VÍGH TAMÁS
 


Going Forward, After Forty Years

It is not unprecedented in the history of art, but neither is it common, for a monument to be erected several decades after it was designed. It is just such a rarity that we are witnessing now.

 It was in the first days of 1967 that the National Water Authority commissioned Tamás Vígh to design a monument to Pál Vásárhelyi and the regulation of the River Tisza. It was to be erected in the village of Tiszadob. After nearly a year of officious quibbling under the name of “contemplation by the jury,” the client gave up on the work by Tamás Vígh and architect Jenő Bálint and set up another monument in Tiszadob.

 The five figures of the design have been alive and well for forty years in the form of small sculptures: all five have been displayed in the National Gallery and several copies of the single bronze figure of Vásárhelyi (Hungarian engineer from the 19th century) have been seen in exhibitions and collections, giving some idea of what the official view of the time just could not accept. But the whole large-scale could only be imagined, because it remained just a large-scale design.

 The composition, a diagonally-cut hill with four large stone-carved wheelbarrow-plying kubikos (“navvy”) figures at the top and the bronze figure of the engineer in the centre, was not approved for completion. A monument truly worthy of Vásárhelyi’s struggle and achievement was denied to the public for several decades.

 Pál Vásárhelyi was addressing one of the great economic challenges of his time. He belonged to a school of Hungarian engineers who distinguished themselves during the reform era and have done so ever since. Vásárhely was an outstanding figure and technical pioneer, but he was drawing on well-established precedents when he set out in his work to regulate the River Tisza. That his works were only partly successful was not his failing, but was due to the familiar landowning despots protecting their own interests at all costs. His efforts were enough to turn the Tisza into a navigable waterway and to greatly mitigate flood damage. It is both his achievement and his tragedy which make him one of the great figures of water conservancy, river regulation and engineering. 

 Tamás Vígh’s plan embraces a large space. River regulation is something with an enormous spatial extent, altering the landscape as a whole. The four figures in long sheepskin cloaks, standing on the hilltop, tell us that while the solitary engineer designs and struggles for his ideas, the kubikos do the actual physical work. It is they who move the enormous quantity of earth, cut through hills and river bends, and clear away flood plains. The figure of Vásárhelyi stands lower down, in the cutting, at the centre of the composition, without a pedestal.

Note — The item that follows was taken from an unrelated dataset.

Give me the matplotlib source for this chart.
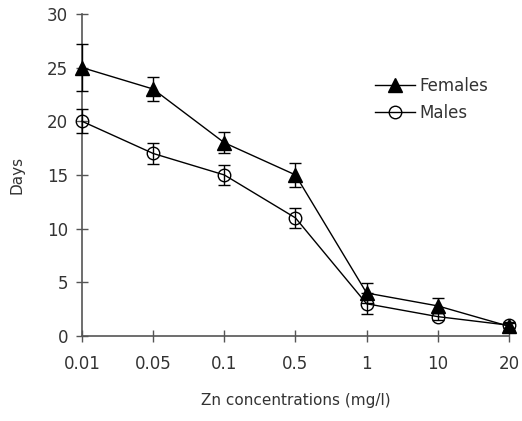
import numpy as np
import matplotlib.pyplot as plt

# Zn concentration categories (equally spaced on the x axis)
concentrations = ['0.01', '0.05', '0.1', '0.5', '1', '10', '20']

# Days
females = [25, 23, 18, 15, 4, 2.8, 0.9]
females_err = [2.2, 1.1, 1.0, 1.1, 0.9, 0.7, 0.3]
males = [20, 17, 15, 11, 3, 1.8, 1.0]
males_err = [1.1, 1.0, 0.9, 0.9, 1.0, 0.3, 0.3]


def main():
    fig = plt.figure(figsize=(5.22, 4.21), dpi=100)
    ax = fig.add_axes([0.157, 0.202, 0.818, 0.765])
    x = np.arange(len(concentrations))

    ax.errorbar(x, females, yerr=females_err, color='black', lw=1,
                marker='^', markersize=10, mfc='black', mec='black',
                capsize=4.5, elinewidth=1, capthick=1, label='Females',
                clip_on=False, zorder=3)
    ax.errorbar(x, males, yerr=males_err, color='black', lw=1,
                marker='o', markersize=9, mfc='none', mec='black',
                capsize=4.5, elinewidth=1, capthick=1, label='Males',
                clip_on=False, zorder=3)

    ax.set_xlim(0, 6)
    ax.set_ylim(0, 30)
    ax.set_xticks(x)
    ax.set_xticklabels(concentrations)
    ax.set_yticks(np.arange(0, 31, 5))

    for s in ['top', 'right']:
        ax.spines[s].set_visible(False)
    for s in ['left', 'bottom']:
        ax.spines[s].set_color('#555555')
        ax.spines[s].set_linewidth(1.2)

    ax.tick_params(axis='both', direction='inout', length=8, width=1,
                   color='#555555', labelsize=12, labelcolor='#333333')
    ax.tick_params(axis='x', pad=10)
    ax.tick_params(axis='y', pad=6)

    ax.set_xlabel('Zn concentrations (mg/l)', fontsize=11, color='#333333',
                  labelpad=14)
    ax.set_ylabel('Days', fontsize=11, color='#333333', labelpad=16)

    # legend handles without error bars
    h, l = ax.get_legend_handles_labels()
    h = [hh[0] for hh in h]
    leg = ax.legend(h, l, loc='upper left', bbox_to_anchor=(0.651, 0.852),
                    frameon=False, fontsize=12, handlelength=2.4,
                    handletextpad=0.25, labelspacing=0.55)
    for t in leg.get_texts():
        t.set_color('#333333')

    fig.savefig('out.png', dpi=100)


if __name__ == "__main__":
    main()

 This was a major milestone in Tamás Vígh’s career. The vigorous figure of Vásárhelyi is evidence that the tectonic rules of bending sheet metal, developed consistently over the preceding years, was also a valid approach to modelling a cast figure. The kubikos figures appear to follow a different rule, but they have also been produced by fitting together formations which originated from the casting of hollows of sheet-metal sculpture and the breaking up of the full form.

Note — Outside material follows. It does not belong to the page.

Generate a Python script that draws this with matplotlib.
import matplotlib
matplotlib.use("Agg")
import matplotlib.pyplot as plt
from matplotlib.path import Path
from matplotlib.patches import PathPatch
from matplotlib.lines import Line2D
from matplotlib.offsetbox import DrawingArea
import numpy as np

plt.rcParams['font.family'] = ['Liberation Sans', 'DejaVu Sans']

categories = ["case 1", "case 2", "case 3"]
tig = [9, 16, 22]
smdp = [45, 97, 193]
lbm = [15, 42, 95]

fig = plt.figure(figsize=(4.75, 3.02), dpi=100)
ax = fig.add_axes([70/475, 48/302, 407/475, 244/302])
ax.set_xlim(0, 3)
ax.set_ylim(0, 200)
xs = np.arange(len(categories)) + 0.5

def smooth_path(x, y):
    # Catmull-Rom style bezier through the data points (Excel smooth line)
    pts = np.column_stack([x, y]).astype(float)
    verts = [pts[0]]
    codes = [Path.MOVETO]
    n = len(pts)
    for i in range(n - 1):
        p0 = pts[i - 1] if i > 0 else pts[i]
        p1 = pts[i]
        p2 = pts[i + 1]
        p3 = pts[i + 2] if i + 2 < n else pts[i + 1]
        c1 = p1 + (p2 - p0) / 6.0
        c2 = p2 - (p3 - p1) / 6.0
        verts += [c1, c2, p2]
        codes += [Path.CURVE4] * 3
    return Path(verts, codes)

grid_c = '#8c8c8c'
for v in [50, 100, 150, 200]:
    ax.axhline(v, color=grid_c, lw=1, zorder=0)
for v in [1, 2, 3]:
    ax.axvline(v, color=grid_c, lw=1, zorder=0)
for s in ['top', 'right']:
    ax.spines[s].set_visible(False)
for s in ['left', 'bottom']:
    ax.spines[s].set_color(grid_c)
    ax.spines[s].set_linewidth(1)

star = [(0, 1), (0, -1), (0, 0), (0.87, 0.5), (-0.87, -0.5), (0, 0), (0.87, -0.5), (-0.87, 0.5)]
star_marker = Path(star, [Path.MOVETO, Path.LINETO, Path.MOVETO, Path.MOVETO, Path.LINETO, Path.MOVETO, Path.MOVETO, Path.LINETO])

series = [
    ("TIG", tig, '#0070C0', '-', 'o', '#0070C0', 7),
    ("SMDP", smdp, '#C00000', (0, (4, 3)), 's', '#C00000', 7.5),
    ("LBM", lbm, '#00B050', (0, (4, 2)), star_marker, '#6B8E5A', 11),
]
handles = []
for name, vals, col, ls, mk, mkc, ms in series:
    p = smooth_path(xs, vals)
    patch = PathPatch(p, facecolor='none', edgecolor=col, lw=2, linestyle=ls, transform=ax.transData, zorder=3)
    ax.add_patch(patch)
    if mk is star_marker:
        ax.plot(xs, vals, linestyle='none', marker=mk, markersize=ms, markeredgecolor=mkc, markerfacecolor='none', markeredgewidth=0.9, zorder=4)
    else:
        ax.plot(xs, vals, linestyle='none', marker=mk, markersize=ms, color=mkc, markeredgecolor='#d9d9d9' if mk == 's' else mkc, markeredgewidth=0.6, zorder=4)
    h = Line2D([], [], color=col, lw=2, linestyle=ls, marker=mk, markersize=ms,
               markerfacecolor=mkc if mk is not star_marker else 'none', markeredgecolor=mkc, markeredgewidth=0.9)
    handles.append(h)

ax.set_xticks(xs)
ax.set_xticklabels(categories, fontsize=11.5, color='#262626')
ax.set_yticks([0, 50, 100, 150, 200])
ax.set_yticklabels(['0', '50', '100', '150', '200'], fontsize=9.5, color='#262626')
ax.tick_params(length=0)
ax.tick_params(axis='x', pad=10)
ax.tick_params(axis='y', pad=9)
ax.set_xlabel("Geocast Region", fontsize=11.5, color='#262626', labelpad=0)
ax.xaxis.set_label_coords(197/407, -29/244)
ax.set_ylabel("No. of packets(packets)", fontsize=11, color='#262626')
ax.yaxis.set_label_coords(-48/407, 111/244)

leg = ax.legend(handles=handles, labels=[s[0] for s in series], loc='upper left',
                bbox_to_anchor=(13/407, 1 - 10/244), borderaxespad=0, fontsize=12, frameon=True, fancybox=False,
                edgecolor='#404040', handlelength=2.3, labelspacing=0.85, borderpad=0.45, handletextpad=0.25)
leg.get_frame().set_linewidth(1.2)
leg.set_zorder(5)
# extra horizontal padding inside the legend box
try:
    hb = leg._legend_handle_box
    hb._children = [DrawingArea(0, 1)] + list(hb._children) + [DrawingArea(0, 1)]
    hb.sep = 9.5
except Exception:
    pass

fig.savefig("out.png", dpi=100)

 The credit for the ultimate realisation of Vígh’s design goes to hydraulic engineer Gyula Reich. It was he who, after seeing the 30 centimetre high bronze Vásárhelyi and then the full design, realised that this was something worth fighting for, something genuine and true. He found an understanding partner in the head of the Tisza Environmental and Water Authority, László Kóthay, and  together they moved mountains to have the work erected.

 Tamás Vígh was now in a curious position: he had to decide whether to stand by what he had been and what he had conceived forty years previously and whether at the age of eighty he could go through with this large-scale work. Such was the lasting importance to him of a work from the middle of his career that the response to his own questions was affirmative. His sculpture had developed harmonically and organically, and spatial/modelling ideas even from so long ago retained alive and relevant. If he was to do a monument, it would be monumental, without a trace of false pathos, but elevating its subject, its ideas, its intellectual charge.

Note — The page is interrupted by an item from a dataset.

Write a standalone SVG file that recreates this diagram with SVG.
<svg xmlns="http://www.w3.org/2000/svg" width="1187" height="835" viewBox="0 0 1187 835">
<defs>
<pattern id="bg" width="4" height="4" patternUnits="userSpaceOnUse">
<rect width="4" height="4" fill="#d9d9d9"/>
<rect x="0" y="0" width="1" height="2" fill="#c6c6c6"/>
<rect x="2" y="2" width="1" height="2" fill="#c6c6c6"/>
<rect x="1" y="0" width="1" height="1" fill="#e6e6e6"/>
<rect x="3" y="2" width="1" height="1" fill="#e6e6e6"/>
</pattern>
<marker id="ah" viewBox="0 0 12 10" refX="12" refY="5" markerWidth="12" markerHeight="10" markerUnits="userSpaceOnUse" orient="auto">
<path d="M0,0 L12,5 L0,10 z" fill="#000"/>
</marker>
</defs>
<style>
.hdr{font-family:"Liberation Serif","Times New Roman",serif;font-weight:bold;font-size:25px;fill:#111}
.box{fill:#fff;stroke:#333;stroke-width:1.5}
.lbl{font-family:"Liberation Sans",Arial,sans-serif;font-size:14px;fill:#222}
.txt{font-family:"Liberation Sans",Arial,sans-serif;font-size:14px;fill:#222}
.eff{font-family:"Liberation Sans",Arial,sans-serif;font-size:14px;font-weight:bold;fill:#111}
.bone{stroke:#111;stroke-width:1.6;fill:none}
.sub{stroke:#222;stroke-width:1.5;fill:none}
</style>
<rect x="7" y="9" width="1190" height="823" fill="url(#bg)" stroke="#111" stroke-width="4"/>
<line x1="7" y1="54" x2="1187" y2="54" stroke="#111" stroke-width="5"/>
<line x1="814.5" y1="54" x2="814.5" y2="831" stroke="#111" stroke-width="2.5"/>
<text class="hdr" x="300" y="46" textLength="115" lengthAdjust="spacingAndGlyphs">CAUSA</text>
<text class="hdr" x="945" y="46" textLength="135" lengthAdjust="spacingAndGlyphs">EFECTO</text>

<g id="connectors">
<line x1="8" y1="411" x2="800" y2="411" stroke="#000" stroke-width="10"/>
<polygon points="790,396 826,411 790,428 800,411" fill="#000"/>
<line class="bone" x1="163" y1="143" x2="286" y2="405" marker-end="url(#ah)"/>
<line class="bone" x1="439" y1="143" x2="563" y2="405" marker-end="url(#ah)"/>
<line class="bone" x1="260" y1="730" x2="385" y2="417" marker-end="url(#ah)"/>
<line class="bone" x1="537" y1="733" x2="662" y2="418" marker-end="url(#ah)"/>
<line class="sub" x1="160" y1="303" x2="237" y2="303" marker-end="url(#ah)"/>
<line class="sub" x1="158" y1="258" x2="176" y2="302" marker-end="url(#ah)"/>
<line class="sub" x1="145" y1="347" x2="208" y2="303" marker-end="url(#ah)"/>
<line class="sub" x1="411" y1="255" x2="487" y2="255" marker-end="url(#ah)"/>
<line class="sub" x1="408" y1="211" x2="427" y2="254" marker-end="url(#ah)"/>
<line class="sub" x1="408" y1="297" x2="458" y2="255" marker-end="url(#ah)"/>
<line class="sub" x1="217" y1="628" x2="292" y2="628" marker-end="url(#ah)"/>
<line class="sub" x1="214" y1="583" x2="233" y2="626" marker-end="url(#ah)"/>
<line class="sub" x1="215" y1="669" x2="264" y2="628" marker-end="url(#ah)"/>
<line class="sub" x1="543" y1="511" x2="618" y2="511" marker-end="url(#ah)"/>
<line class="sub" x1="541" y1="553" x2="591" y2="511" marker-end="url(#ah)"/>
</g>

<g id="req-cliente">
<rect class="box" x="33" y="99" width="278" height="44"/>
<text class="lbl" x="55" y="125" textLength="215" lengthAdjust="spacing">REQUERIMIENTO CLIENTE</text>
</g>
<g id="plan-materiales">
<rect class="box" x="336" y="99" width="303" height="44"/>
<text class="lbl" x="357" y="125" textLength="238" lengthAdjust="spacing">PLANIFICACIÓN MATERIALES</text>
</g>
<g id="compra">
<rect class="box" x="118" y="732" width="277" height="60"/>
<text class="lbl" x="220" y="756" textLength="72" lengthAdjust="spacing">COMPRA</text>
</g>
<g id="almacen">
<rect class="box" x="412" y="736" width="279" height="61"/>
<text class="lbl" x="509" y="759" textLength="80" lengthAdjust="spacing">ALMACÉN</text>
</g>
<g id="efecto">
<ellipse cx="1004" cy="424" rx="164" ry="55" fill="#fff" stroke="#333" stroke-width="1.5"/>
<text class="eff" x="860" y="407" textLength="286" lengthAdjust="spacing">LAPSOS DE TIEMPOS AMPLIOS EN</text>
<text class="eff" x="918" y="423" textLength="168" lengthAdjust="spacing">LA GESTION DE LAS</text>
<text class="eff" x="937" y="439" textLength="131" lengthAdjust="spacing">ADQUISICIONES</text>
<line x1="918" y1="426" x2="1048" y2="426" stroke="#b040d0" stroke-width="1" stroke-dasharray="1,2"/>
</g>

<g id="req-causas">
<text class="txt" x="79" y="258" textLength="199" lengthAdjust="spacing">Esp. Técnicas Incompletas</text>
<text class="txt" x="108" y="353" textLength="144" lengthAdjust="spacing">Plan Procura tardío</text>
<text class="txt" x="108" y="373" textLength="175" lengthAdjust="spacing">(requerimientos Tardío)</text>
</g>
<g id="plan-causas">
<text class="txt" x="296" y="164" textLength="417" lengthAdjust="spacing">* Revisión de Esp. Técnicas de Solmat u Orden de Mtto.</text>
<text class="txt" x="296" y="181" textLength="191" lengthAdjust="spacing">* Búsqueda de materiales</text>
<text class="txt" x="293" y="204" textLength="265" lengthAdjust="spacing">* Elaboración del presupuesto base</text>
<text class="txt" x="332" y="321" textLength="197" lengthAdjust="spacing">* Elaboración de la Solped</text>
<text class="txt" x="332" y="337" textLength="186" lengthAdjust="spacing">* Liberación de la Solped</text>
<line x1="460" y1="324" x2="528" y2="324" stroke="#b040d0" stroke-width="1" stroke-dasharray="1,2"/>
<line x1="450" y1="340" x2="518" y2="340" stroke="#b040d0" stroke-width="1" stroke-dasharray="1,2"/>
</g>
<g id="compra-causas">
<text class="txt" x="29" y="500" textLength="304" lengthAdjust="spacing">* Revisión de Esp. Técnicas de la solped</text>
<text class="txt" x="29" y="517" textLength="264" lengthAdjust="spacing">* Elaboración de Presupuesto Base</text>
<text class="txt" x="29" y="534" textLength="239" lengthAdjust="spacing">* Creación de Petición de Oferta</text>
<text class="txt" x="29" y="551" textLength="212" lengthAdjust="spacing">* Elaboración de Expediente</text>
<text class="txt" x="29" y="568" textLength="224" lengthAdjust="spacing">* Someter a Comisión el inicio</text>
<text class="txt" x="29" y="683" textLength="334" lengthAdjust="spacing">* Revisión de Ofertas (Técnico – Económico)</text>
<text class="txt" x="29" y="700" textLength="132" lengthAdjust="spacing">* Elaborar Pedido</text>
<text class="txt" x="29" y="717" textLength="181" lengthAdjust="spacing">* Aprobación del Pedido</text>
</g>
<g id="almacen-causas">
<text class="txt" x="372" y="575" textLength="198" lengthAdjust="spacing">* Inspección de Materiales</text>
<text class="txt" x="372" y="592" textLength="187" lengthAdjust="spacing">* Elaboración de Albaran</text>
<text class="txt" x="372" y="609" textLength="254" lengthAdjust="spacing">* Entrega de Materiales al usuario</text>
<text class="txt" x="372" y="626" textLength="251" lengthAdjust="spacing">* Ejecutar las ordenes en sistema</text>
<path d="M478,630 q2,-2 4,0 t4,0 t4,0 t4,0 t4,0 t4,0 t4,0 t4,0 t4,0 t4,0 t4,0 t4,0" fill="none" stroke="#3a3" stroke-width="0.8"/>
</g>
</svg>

 And now the five figures have been cast and carved – the approximately twice life-size Vásárhelyi and the four stone kubikos – and unveiled in Budapest, soon to be erected in their final place in Tiszalök, in the Tisza Valley Water Management Visitor Centre, in a cut-through hill, at the centre point of the two  halves.

 

Tamás Vígh has produced many sculptures since 1967, including many of his major works. In the course of his long and productive career, the public have been denied two great works designed for public spaces. The monument to the regulation of the River Tisza has now been removed from the “lost” list. The other, the Tree of Life, the Székesfehérvár millennium monument, still remains just a design. We owe it to ourselves to finish that, too.